Fortemente voluto dal M5s, ed egualmente vessato da tutte la parti sociali (Lega in primis), l’annunciata introduzione del salario minimo legale rischia di rimanere un pensiero su carta. Il disegno di legge della pentastellata senatrice Nunzia Catalfo, presentato a luglio 2018, è infatti fermo in commissione del lavoro. Lo scorso 6 luglio, durante l’incontro delle parti al Viminale, il vicepremier leghista ha raccolto dubbi e critiche mosse da imprese e sindacati proprio nei confronti dei provvedimento sul lavoro del M5s, affermando che “si rischia la fuga dai contratti di lavoro e per aiutare qualcuno si danneggiano milioni lavoratori. Qualcuno una riflessione la deve fare”.

Tra i bersagli di Salvini anche il decreto Dignità su cui, sempre durante la seduta del 6 luglio e su istanza del mondo produttivo, si è detto convinto della necessità di apportare modifiche a contrasto dell’inefficacia delle misure.
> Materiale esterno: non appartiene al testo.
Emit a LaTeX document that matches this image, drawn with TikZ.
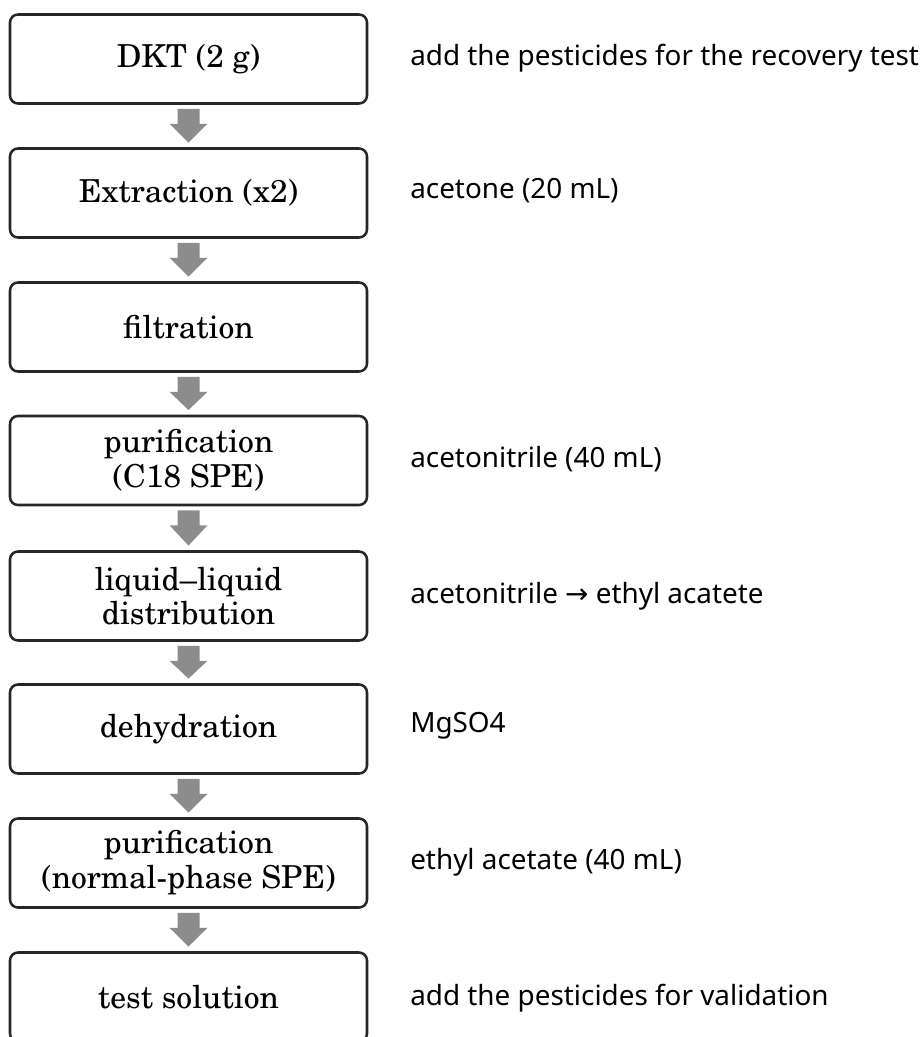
\documentclass[tikz,border=0pt]{standalone}
\usepackage[T1]{fontenc}
\usepackage{fontspec}
\setmainfont{Noto Sans}
\newfontfamily\arrowfont{DejaVu Sans}
\usetikzlibrary{calc}
\newcommand\bxfont{\fontencoding{T1}\fontfamily{pnc}\selectfont}
\tikzset{
  px/.style={x=0.75pt,y=-0.75pt},
  stepbox/.style={draw=black!85,line width=1.9pt,rounded corners=6pt,fill=white,
    minimum width=267.75pt,minimum height=66.75pt,inner sep=0pt,align=center,
    font=\bxfont\fontsize{23.7}{26}\selectfont},
  note/.style={anchor=west,inner sep=0pt,font=\fontsize{20.9}{24}\selectfont},
  blockarrow/.style={fill=black!45,draw=none}
}
\newcommand\garrow[2]{%
  \fill[blockarrow] ($(#1.south)+(-8.25pt,-3pt)$) -- ($(#1.south)+(8.25pt,-3pt)$)
    -- ($(#1.south)+(8.25pt,-14.25pt)$) -- ($(#1.south)+(14.25pt,-14.25pt)$)
    -- ($(#2.north)+(0,3.5pt)$) -- ($(#1.south)+(-14.25pt,-14.25pt)$)
    -- ($(#1.south)+(-8.25pt,-14.25pt)$) -- cycle;}
\begin{document}
\begin{tikzpicture}[px]
\useasboundingbox (0,0) rectangle (921,1037);
\clip (0,0) rectangle (921,1037);
\fill[white] (0,0) rectangle (921,1037);
\node[stepbox] (b1) at (188.5,59) {DKT (2 g)};
\node[stepbox] (b2) at (188.5,193) {Extraction (x2)};
\node[stepbox] (b3) at (188.5,327) {filtration};
\node[stepbox] (b4) at (188.5,460.5) {purification\\(C18 SPE)};
\node[stepbox] (b5) at (188.5,596) {liquid--liquid\\distribution};
\node[stepbox] (b6) at (188.5,729) {dehydration};
\node[stepbox] (b7) at (188.5,863) {purification\\(normal-phase SPE)};
\node[stepbox] (b8) at (188.5,997) {test solution};
\garrow{b1}{b2}
\garrow{b2}{b3}
\garrow{b3}{b4}
\garrow{b4}{b5}
\garrow{b5}{b6}
\garrow{b6}{b7}
\garrow{b7}{b8}
\node[note] (t1) at (410,58) {add the pesticides for the recovery test};
\node[note] (t2) at (410,191) {acetone (20 mL)};
\node[note] (t4) at (410,459) {acetonitrile (40 mL)};
\node[note] (t5) at (410,596) {acetonitrile {\arrowfont →} ethyl acatete};
\node[note] (t6) at (410,726) {MgSO4};
\node[note] (t7) at (410,862) {ethyl acetate (40 mL)};
\node[note] (t8) at (410,998) {add the pesticides for validation};
\end{tikzpicture}
\end{document}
Nel mirino anche il reddito di cittadinanza che il vicepremier leghista accusa come principale responsabile della diminuzione di manodopera qualificata.
Sul tema è tornato anche durante il comizio di Sabaudia del 7 agosto rimarcando come
non si possono garantire reddito di cittadinanza a tutti e salario minimo, prima bisogna dare lavoro, creare ricchezza, sennò cosa ridistribuisci?

Rider e aiuti ad aziende in crisi, i decreti ancora sulla carta

L’ultimo atto del governo Conte è virato sulla necessità di trovare una norma che tuteli i rider e gli aiuti alle aziende in crisi.
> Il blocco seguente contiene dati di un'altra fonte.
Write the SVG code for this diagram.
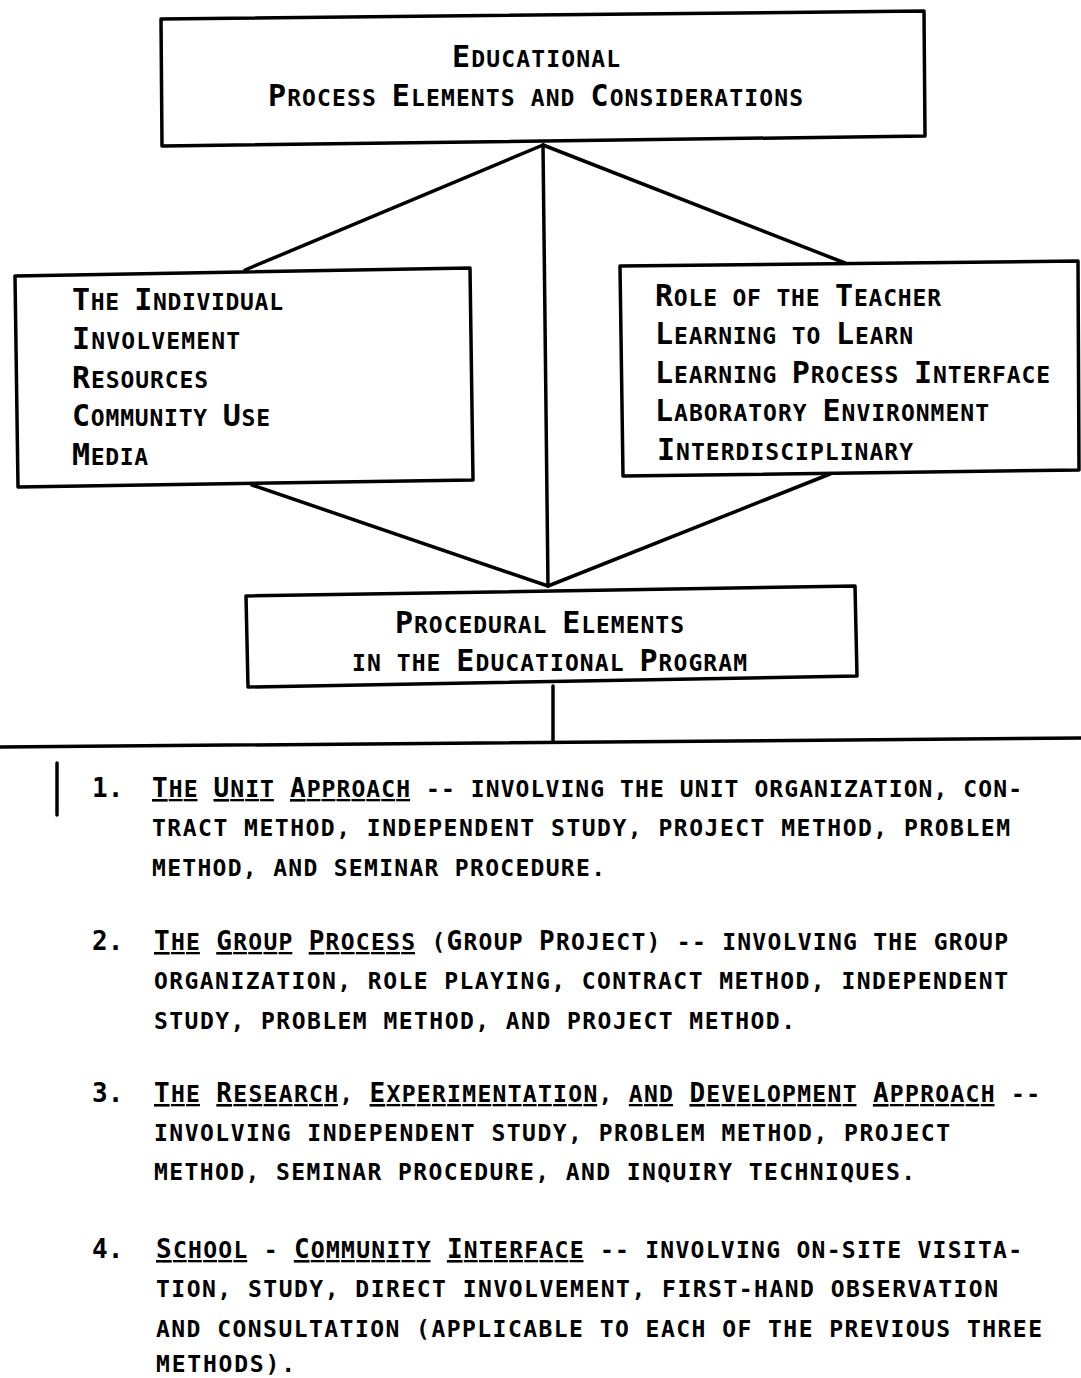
<svg xmlns="http://www.w3.org/2000/svg" width="1081" height="1378" viewBox="0 0 1081 1378">
<style>
.box{fill:#fff;stroke:#000;stroke-width:3.5;stroke-linejoin:round}
.ln{stroke:#000;stroke-width:3.5;fill:none;stroke-linecap:round}
.h,.b{font-family:"DejaVu Sans Mono","Liberation Mono",monospace;font-size:23px;fill:#000;font-weight:bold}
.i{font-size:30px}
.j{font-size:26px}
.u{text-decoration:underline}
</style>
<rect width="1081" height="1378" fill="#fff"/>
<g id="connectors">
<line class="ln" x1="543" y1="145" x2="245" y2="270"/>
<line class="ln" x1="543" y1="145" x2="548" y2="586"/>
<line class="ln" x1="543" y1="145" x2="845" y2="263"/>
<line class="ln" x1="252" y1="485" x2="548" y2="586"/>
<line class="ln" x1="830" y1="474" x2="548" y2="586"/>
<line class="ln" x1="553" y1="686" x2="553" y2="741"/>
<line class="ln" x1="0" y1="747" x2="1081" y2="738"/>
<line class="ln" x1="57" y1="763" x2="57" y2="815"/>
</g>
<g id="node-top">
<polygon class="box" points="161,19 924,11 925,136 162,146"/>
<text class="h" x="452" y="67" textLength="168" lengthAdjust="spacing"><tspan class="i">E</tspan>DUCATIONAL</text>
<text class="h" x="268" y="106" textLength="535" lengthAdjust="spacing"><tspan class="i">P</tspan>ROCESS <tspan class="i">E</tspan>LEMENTS AND <tspan class="i">C</tspan>ONSIDERATIONS</text>
</g>
<g id="node-left">
<polygon class="box" points="15,276 470,268 473,480 18,487"/>
<text class="h" x="72" y="310" textLength="211" lengthAdjust="spacing"><tspan class="i">T</tspan>HE <tspan class="i">I</tspan>NDIVIDUAL</text>
<text class="h" x="72" y="349" textLength="168" lengthAdjust="spacing"><tspan class="i">I</tspan>NVOLVEMENT</text>
<text class="h" x="72" y="388" textLength="136" lengthAdjust="spacing"><tspan class="i">R</tspan>ESOURCES</text>
<text class="h" x="72" y="426" textLength="198" lengthAdjust="spacing"><tspan class="i">C</tspan>OMMUNITY <tspan class="i">U</tspan>SE</text>
<text class="h" x="72" y="465" textLength="76" lengthAdjust="spacing"><tspan class="i">M</tspan>EDIA</text>
</g>
<g id="node-right">
<polygon class="box" points="620,266 1078,261 1079,470 623,476"/>
<text class="h" x="655" y="306" textLength="286" lengthAdjust="spacing"><tspan class="i">R</tspan>OLE OF THE <tspan class="i">T</tspan>EACHER</text>
<text class="h" x="655" y="344" textLength="258" lengthAdjust="spacing"><tspan class="i">L</tspan>EARNING TO <tspan class="i">L</tspan>EARN</text>
<text class="h" x="655" y="383" textLength="395" lengthAdjust="spacing"><tspan class="i">L</tspan>EARNING <tspan class="i">P</tspan>ROCESS <tspan class="i">I</tspan>NTERFACE</text>
<text class="h" x="655" y="421" textLength="334" lengthAdjust="spacing"><tspan class="i">L</tspan>ABORATORY <tspan class="i">E</tspan>NVIRONMENT</text>
<text class="h" x="657" y="460" textLength="256" lengthAdjust="spacing"><tspan class="i">I</tspan>NTERDISCIPLINARY</text>
</g>
<g id="node-bottom">
<polygon class="box" points="246,596 855,586 857,676 248,687"/>
<text class="h" x="395" y="633" textLength="289" lengthAdjust="spacing"><tspan class="i">P</tspan>ROCEDURAL <tspan class="i">E</tspan>LEMENTS</text>
<text class="h" x="352" y="671" textLength="395" lengthAdjust="spacing">IN THE <tspan class="i">E</tspan>DUCATIONAL <tspan class="i">P</tspan>ROGRAM</text>
</g>
<g id="list">
<text class="b" x="92" y="797"><tspan class="j">1.</tspan></text>
<text class="b" x="152" y="797" textLength="870" lengthAdjust="spacing"><tspan class="u"><tspan class="j">T</tspan>HE</tspan> <tspan class="u"><tspan class="j">U</tspan>NIT</tspan> <tspan class="u"><tspan class="j">A</tspan>PPROACH</tspan> -- INVOLVING THE UNIT ORGANIZATION, CON-</text>
<text class="b" x="152" y="836" textLength="858" lengthAdjust="spacing">TRACT METHOD, INDEPENDENT STUDY, PROJECT METHOD, PROBLEM</text>
<text class="b" x="152" y="876" textLength="453" lengthAdjust="spacing">METHOD, AND SEMINAR PROCEDURE.</text>
<text class="b" x="92" y="950"><tspan class="j">2.</tspan></text>
<text class="b" x="154" y="950" textLength="854" lengthAdjust="spacing"><tspan class="u"><tspan class="j">T</tspan>HE</tspan> <tspan class="u"><tspan class="j">G</tspan>ROUP</tspan> <tspan class="u"><tspan class="j">P</tspan>ROCESS</tspan> (<tspan class="j">G</tspan>ROUP <tspan class="j">P</tspan>ROJECT) -- INVOLVING THE GROUP</text>
<text class="b" x="154" y="989" textLength="854" lengthAdjust="spacing">ORGANIZATION, ROLE PLAYING, CONTRACT METHOD, INDEPENDENT</text>
<text class="b" x="154" y="1029" textLength="641" lengthAdjust="spacing">STUDY, PROBLEM METHOD, AND PROJECT METHOD.</text>
<text class="b" x="92" y="1102"><tspan class="j">3.</tspan></text>
<text class="b" x="154" y="1102" textLength="886" lengthAdjust="spacing"><tspan class="u"><tspan class="j">T</tspan>HE</tspan> <tspan class="u"><tspan class="j">R</tspan>ESEARCH</tspan>, <tspan class="u"><tspan class="j">E</tspan>XPERIMENTATION</tspan>, <tspan class="u">AND</tspan> <tspan class="u"><tspan class="j">D</tspan>EVELOPMENT</tspan> <tspan class="u"><tspan class="j">A</tspan>PPROACH</tspan> --</text>
<text class="b" x="154" y="1141" textLength="796" lengthAdjust="spacing">INVOLVING INDEPENDENT STUDY, PROBLEM METHOD, PROJECT</text>
<text class="b" x="154" y="1180" textLength="761" lengthAdjust="spacing">METHOD, SEMINAR PROCEDURE, AND INQUIRY TECHNIQUES.</text>
<text class="b" x="92" y="1258"><tspan class="j">4.</tspan></text>
<text class="b" x="156" y="1258" textLength="866" lengthAdjust="spacing"><tspan class="u"><tspan class="j">S</tspan>CHOOL</tspan> - <tspan class="u"><tspan class="j">C</tspan>OMMUNITY</tspan> <tspan class="u"><tspan class="j">I</tspan>NTERFACE</tspan> -- INVOLVING ON-SITE VISITA-</text>
<text class="b" x="156" y="1297" textLength="842" lengthAdjust="spacing">TION, STUDY, DIRECT INVOLVEMENT, FIRST-HAND OBSERVATION</text>
<text class="b" x="156" y="1337" textLength="886" lengthAdjust="spacing">AND CONSULTATION (APPLICABLE TO EACH OF THE PREVIOUS THREE</text>
<text class="b" x="156" y="1372" textLength="139" lengthAdjust="spacing">METHODS).</text>
</g>
</svg>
Nel primo caso il decreto prevede che la piattaforma digitale si faccia carico della copertura sanitaria obbligatoria contro infortuni sul lavoro e malattie. La norma individua al contempo i parametri entro cui regolare la retribuzione economica dei raider attraverso l’impiego di un cottimo misto. Su questo punto i sindacati si sono detti critici, evidenziando come manchino riferimenti al divieto di cottimo, al diritto alla disconnessione e passando alla mancanza di tutele sindacali, di riposo, di un orario minimo garantito e un compenso dignitoso.

Lo stesso decreto dovrebbe inoltre andare a lavorare su alcune garanzie a tempo per i manager di Arcelor Mittal, impegnati ad attuare il piano ambientale nell’ex Ilva, e sulle risorse necessarie a salvare lo stabilimento napoletano di Whirpool. Il testo, che tra le altre cose prevede aiuti per i lavoratori della Blutec di Termini Imerese, per quelli dell’ex Alcoa di Portovesme e la stabilizzazione dei precari di Anpal, rimane tuttavia in fase di approvazione dal governo. Se non si procede alla verifica delle coperture e all’iter per la sua promulgazione, tutte queste norme rimangono solo inchiostro su carta.

Alternanza scuola-lavoro, i tagli al banco di settembre

Dubbi e perplessità anche sull’alternanza scuola-lavoro che ha visto il governo giallo-verde impegnato nell’attuazione di norme volte a dimezzarne fondi e ore. La cosiddetta formazione “on the job”, diventata didattica obbligatoria dal 2015, ha visto la diminuzione delle ore da 400 a 210 per istituti professionali e 150 per i tecnici, e la riduzione da 200 a 90 ore per i licei. Dimezzati anche i fondi che sono passati da 100 a 50 milioni.

Le imprese però sono in allarme e chiedono una revisione dei tagli, soprattutto per gli istituti tecnici e professionali dove la formazione pratica attraverso esperienza lavorative può davvero costituire una risorsa preziosa. In vista del nuovo anno scolastico 2019-2020, in partenza a settembre, non sono poche le aziende che dati i tagli potrebbero fare marcia indietro e abbandonare i programmi formativi.